| Collected data |
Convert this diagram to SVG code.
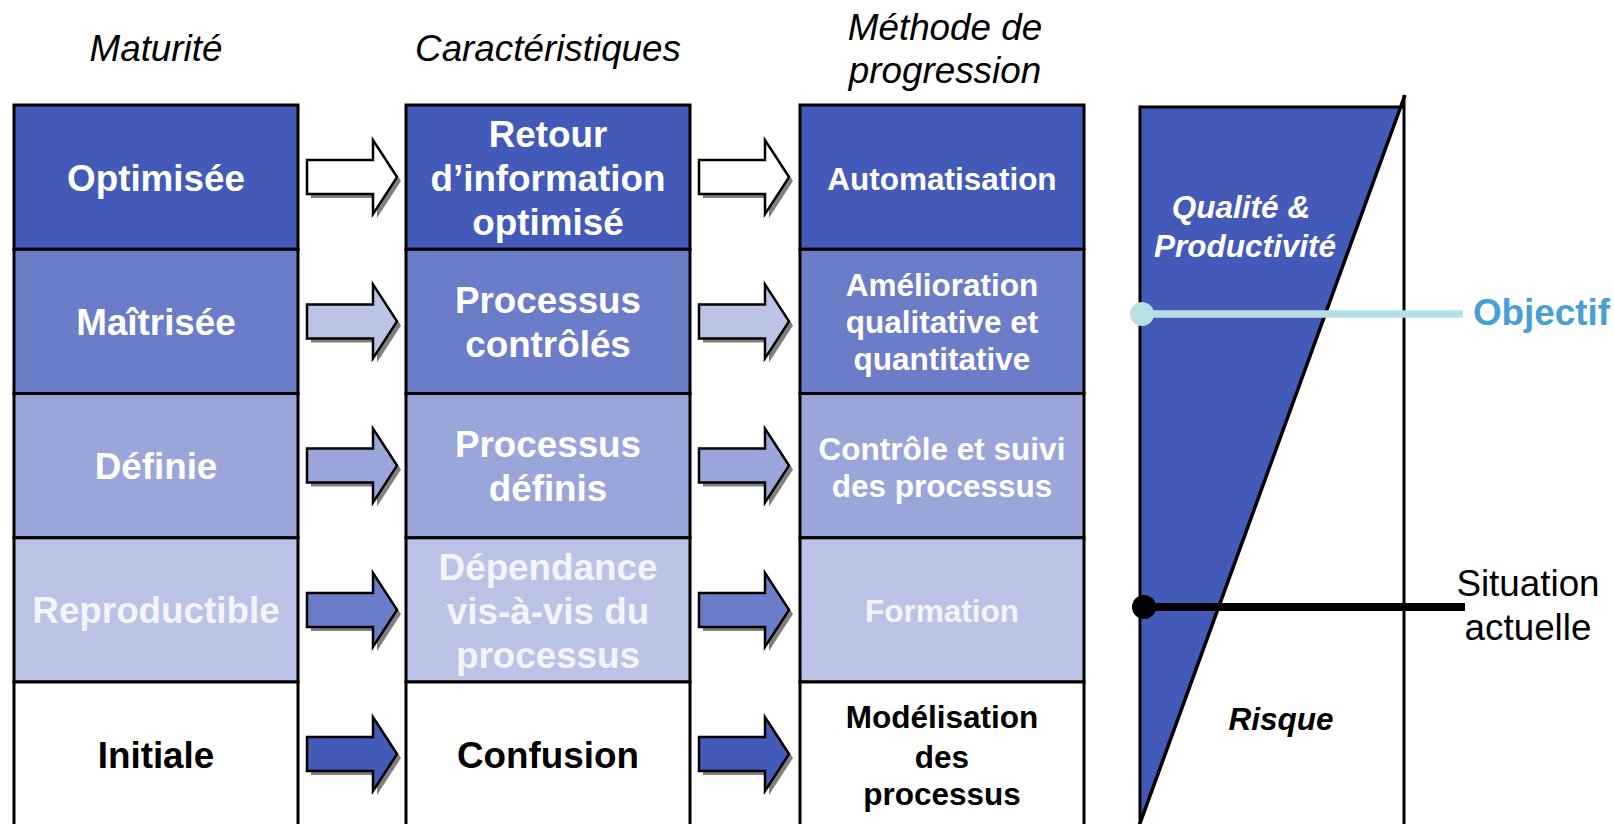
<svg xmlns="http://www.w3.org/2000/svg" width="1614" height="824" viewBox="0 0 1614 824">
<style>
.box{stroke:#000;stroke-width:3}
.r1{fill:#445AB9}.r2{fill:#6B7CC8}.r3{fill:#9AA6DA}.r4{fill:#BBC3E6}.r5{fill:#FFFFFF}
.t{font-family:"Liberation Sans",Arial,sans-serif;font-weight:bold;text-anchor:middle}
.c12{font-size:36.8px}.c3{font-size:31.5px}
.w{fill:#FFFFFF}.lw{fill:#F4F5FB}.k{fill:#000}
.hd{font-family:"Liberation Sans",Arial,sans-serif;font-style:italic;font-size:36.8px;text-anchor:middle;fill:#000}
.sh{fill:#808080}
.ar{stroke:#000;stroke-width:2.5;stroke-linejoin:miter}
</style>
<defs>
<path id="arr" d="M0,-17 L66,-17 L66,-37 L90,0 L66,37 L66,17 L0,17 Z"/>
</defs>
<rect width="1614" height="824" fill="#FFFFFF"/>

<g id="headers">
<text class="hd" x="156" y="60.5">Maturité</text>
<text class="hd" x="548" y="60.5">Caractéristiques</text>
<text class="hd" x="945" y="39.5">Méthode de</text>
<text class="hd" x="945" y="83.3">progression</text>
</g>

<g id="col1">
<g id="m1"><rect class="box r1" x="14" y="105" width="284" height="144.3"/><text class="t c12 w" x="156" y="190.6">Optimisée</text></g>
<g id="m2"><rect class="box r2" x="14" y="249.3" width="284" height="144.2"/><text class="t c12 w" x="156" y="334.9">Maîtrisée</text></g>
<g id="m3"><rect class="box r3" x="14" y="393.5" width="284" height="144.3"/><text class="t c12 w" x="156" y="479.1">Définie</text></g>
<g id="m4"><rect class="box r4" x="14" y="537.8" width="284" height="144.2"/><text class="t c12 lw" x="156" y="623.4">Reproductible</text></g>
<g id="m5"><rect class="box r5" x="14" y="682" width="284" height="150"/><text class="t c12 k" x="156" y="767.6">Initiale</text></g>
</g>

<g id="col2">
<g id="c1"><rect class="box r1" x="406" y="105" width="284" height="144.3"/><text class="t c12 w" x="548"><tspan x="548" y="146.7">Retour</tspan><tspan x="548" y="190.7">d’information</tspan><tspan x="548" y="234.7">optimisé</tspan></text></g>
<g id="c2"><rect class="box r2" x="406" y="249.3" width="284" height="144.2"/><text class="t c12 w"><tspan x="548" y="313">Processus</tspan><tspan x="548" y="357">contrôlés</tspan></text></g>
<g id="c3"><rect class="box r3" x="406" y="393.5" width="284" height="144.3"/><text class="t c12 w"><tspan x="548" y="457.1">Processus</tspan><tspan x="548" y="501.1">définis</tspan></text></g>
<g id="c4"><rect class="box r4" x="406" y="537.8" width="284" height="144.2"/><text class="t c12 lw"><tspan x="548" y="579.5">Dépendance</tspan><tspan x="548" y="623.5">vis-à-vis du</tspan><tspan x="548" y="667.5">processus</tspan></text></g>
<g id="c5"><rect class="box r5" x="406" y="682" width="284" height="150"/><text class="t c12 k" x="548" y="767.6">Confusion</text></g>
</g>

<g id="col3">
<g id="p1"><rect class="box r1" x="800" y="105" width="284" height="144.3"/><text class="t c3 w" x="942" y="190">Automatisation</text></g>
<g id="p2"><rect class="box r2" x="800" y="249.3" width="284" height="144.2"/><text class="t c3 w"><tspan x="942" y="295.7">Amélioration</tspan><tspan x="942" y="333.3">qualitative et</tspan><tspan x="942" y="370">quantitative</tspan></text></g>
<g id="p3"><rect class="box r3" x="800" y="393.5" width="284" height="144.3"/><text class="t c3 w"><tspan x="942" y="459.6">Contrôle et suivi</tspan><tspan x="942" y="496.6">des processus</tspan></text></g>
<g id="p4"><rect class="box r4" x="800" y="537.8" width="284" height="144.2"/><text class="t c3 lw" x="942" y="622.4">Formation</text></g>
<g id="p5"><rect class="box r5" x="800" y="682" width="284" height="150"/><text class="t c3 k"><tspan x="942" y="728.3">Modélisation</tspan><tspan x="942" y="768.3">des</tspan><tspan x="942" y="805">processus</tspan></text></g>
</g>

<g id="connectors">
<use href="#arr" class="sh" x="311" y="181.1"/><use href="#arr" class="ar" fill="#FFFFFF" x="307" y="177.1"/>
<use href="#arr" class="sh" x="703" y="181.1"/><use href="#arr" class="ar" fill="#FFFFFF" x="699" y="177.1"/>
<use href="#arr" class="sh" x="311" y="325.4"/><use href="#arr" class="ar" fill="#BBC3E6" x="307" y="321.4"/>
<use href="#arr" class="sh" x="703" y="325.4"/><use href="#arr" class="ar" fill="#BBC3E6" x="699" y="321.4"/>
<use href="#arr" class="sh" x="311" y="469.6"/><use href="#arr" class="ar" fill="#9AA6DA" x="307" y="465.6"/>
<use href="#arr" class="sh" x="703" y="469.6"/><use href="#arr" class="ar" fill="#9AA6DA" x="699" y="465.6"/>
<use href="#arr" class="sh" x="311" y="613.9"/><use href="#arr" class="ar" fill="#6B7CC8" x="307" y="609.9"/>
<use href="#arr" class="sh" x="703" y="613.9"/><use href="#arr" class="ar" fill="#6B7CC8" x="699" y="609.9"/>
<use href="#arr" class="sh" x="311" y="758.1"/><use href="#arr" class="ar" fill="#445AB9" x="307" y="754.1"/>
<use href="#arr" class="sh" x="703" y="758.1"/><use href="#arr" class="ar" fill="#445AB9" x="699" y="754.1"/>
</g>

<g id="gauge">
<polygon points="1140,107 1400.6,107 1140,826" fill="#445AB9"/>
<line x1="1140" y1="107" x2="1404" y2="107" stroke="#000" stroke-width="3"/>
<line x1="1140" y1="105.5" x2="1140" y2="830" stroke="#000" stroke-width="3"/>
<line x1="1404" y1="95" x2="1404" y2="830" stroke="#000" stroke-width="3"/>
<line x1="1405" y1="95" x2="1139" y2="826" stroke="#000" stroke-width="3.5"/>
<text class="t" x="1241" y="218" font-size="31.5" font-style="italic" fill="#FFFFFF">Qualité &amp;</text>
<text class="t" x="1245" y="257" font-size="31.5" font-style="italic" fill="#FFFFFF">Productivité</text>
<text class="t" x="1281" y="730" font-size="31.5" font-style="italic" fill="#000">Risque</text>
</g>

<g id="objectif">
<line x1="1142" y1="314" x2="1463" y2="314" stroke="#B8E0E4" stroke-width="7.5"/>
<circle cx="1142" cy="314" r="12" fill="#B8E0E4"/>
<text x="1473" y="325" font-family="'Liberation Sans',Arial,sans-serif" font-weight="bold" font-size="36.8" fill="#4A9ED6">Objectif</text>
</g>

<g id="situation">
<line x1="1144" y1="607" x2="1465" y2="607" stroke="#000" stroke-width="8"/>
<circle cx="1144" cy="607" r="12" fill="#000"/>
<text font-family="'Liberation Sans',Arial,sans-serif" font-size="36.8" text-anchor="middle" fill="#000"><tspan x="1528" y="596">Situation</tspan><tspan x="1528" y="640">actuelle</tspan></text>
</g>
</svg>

| Problem description |
Your task is to repeat the data above exactly while excluding the pictures.

| Solved exercise |
Convert this diagram to SVG code.
<svg xmlns="http://www.w3.org/2000/svg" width="1614" height="824" viewBox="0 0 1614 824">
<style>
.box{stroke:#000;stroke-width:3}
.r1{fill:#445AB9}.r2{fill:#6B7CC8}.r3{fill:#9AA6DA}.r4{fill:#BBC3E6}.r5{fill:#FFFFFF}
.t{font-family:"Liberation Sans",Arial,sans-serif;font-weight:bold;text-anchor:middle}
.c12{font-size:36.8px}.c3{font-size:31.5px}
.w{fill:#FFFFFF}.lw{fill:#F4F5FB}.k{fill:#000}
.hd{font-family:"Liberation Sans",Arial,sans-serif;font-style:italic;font-size:36.8px;text-anchor:middle;fill:#000}
.sh{fill:#808080}
.ar{stroke:#000;stroke-width:2.5;stroke-linejoin:miter}
</style>
<defs>
<path id="arr" d="M0,-17 L66,-17 L66,-37 L90,0 L66,37 L66,17 L0,17 Z"/>
</defs>
<rect width="1614" height="824" fill="#FFFFFF"/>

<g id="headers">
<text class="hd" x="156" y="60.5">Maturité</text>
<text class="hd" x="548" y="60.5">Caractéristiques</text>
<text class="hd" x="945" y="39.5">Méthode de</text>
<text class="hd" x="945" y="83.3">progression</text>
</g>

<g id="col1">
<g id="m1"><rect class="box r1" x="14" y="105" width="284" height="144.3"/><text class="t c12 w" x="156" y="190.6">Optimisée</text></g>
<g id="m2"><rect class="box r2" x="14" y="249.3" width="284" height="144.2"/><text class="t c12 w" x="156" y="334.9">Maîtrisée</text></g>
<g id="m3"><rect class="box r3" x="14" y="393.5" width="284" height="144.3"/><text class="t c12 w" x="156" y="479.1">Définie</text></g>
<g id="m4"><rect class="box r4" x="14" y="537.8" width="284" height="144.2"/><text class="t c12 lw" x="156" y="623.4">Reproductible</text></g>
<g id="m5"><rect class="box r5" x="14" y="682" width="284" height="150"/><text class="t c12 k" x="156" y="767.6">Initiale</text></g>
</g>

<g id="col2">
<g id="c1"><rect class="box r1" x="406" y="105" width="284" height="144.3"/><text class="t c12 w" x="548"><tspan x="548" y="146.7">Retour</tspan><tspan x="548" y="190.7">d’information</tspan><tspan x="548" y="234.7">optimisé</tspan></text></g>
<g id="c2"><rect class="box r2" x="406" y="249.3" width="284" height="144.2"/><text class="t c12 w"><tspan x="548" y="313">Processus</tspan><tspan x="548" y="357">contrôlés</tspan></text></g>
<g id="c3"><rect class="box r3" x="406" y="393.5" width="284" height="144.3"/><text class="t c12 w"><tspan x="548" y="457.1">Processus</tspan><tspan x="548" y="501.1">définis</tspan></text></g>
<g id="c4"><rect class="box r4" x="406" y="537.8" width="284" height="144.2"/><text class="t c12 lw"><tspan x="548" y="579.5">Dépendance</tspan><tspan x="548" y="623.5">vis-à-vis du</tspan><tspan x="548" y="667.5">processus</tspan></text></g>
<g id="c5"><rect class="box r5" x="406" y="682" width="284" height="150"/><text class="t c12 k" x="548" y="767.6">Confusion</text></g>
</g>

<g id="col3">
<g id="p1"><rect class="box r1" x="800" y="105" width="284" height="144.3"/><text class="t c3 w" x="942" y="190">Automatisation</text></g>
<g id="p2"><rect class="box r2" x="800" y="249.3" width="284" height="144.2"/><text class="t c3 w"><tspan x="942" y="295.7">Amélioration</tspan><tspan x="942" y="333.3">qualitative et</tspan><tspan x="942" y="370">quantitative</tspan></text></g>
<g id="p3"><rect class="box r3" x="800" y="393.5" width="284" height="144.3"/><text class="t c3 w"><tspan x="942" y="459.6">Contrôle et suivi</tspan><tspan x="942" y="496.6">des processus</tspan></text></g>
<g id="p4"><rect class="box r4" x="800" y="537.8" width="284" height="144.2"/><text class="t c3 lw" x="942" y="622.4">Formation</text></g>
<g id="p5"><rect class="box r5" x="800" y="682" width="284" height="150"/><text class="t c3 k"><tspan x="942" y="728.3">Modélisation</tspan><tspan x="942" y="768.3">des</tspan><tspan x="942" y="805">processus</tspan></text></g>
</g>

<g id="connectors">
<use href="#arr" class="sh" x="311" y="181.1"/><use href="#arr" class="ar" fill="#FFFFFF" x="307" y="177.1"/>
<use href="#arr" class="sh" x="703" y="181.1"/><use href="#arr" class="ar" fill="#FFFFFF" x="699" y="177.1"/>
<use href="#arr" class="sh" x="311" y="325.4"/><use href="#arr" class="ar" fill="#BBC3E6" x="307" y="321.4"/>
<use href="#arr" class="sh" x="703" y="325.4"/><use href="#arr" class="ar" fill="#BBC3E6" x="699" y="321.4"/>
<use href="#arr" class="sh" x="311" y="469.6"/><use href="#arr" class="ar" fill="#9AA6DA" x="307" y="465.6"/>
<use href="#arr" class="sh" x="703" y="469.6"/><use href="#arr" class="ar" fill="#9AA6DA" x="699" y="465.6"/>
<use href="#arr" class="sh" x="311" y="613.9"/><use href="#arr" class="ar" fill="#6B7CC8" x="307" y="609.9"/>
<use href="#arr" class="sh" x="703" y="613.9"/><use href="#arr" class="ar" fill="#6B7CC8" x="699" y="609.9"/>
<use href="#arr" class="sh" x="311" y="758.1"/><use href="#arr" class="ar" fill="#445AB9" x="307" y="754.1"/>
<use href="#arr" class="sh" x="703" y="758.1"/><use href="#arr" class="ar" fill="#445AB9" x="699" y="754.1"/>
</g>

<g id="gauge">
<polygon points="1140,107 1400.6,107 1140,826" fill="#445AB9"/>
<line x1="1140" y1="107" x2="1404" y2="107" stroke="#000" stroke-width="3"/>
<line x1="1140" y1="105.5" x2="1140" y2="830" stroke="#000" stroke-width="3"/>
<line x1="1404" y1="95" x2="1404" y2="830" stroke="#000" stroke-width="3"/>
<line x1="1405" y1="95" x2="1139" y2="826" stroke="#000" stroke-width="3.5"/>
<text class="t" x="1241" y="218" font-size="31.5" font-style="italic" fill="#FFFFFF">Qualité &amp;</text>
<text class="t" x="1245" y="257" font-size="31.5" font-style="italic" fill="#FFFFFF">Productivité</text>
<text class="t" x="1281" y="730" font-size="31.5" font-style="italic" fill="#000">Risque</text>
</g>

<g id="objectif">
<line x1="1142" y1="314" x2="1463" y2="314" stroke="#B8E0E4" stroke-width="7.5"/>
<circle cx="1142" cy="314" r="12" fill="#B8E0E4"/>
<text x="1473" y="325" font-family="'Liberation Sans',Arial,sans-serif" font-weight="bold" font-size="36.8" fill="#4A9ED6">Objectif</text>
</g>

<g id="situation">
<line x1="1144" y1="607" x2="1465" y2="607" stroke="#000" stroke-width="8"/>
<circle cx="1144" cy="607" r="12" fill="#000"/>
<text font-family="'Liberation Sans',Arial,sans-serif" font-size="36.8" text-anchor="middle" fill="#000"><tspan x="1528" y="596">Situation</tspan><tspan x="1528" y="640">actuelle</tspan></text>
</g>
</svg>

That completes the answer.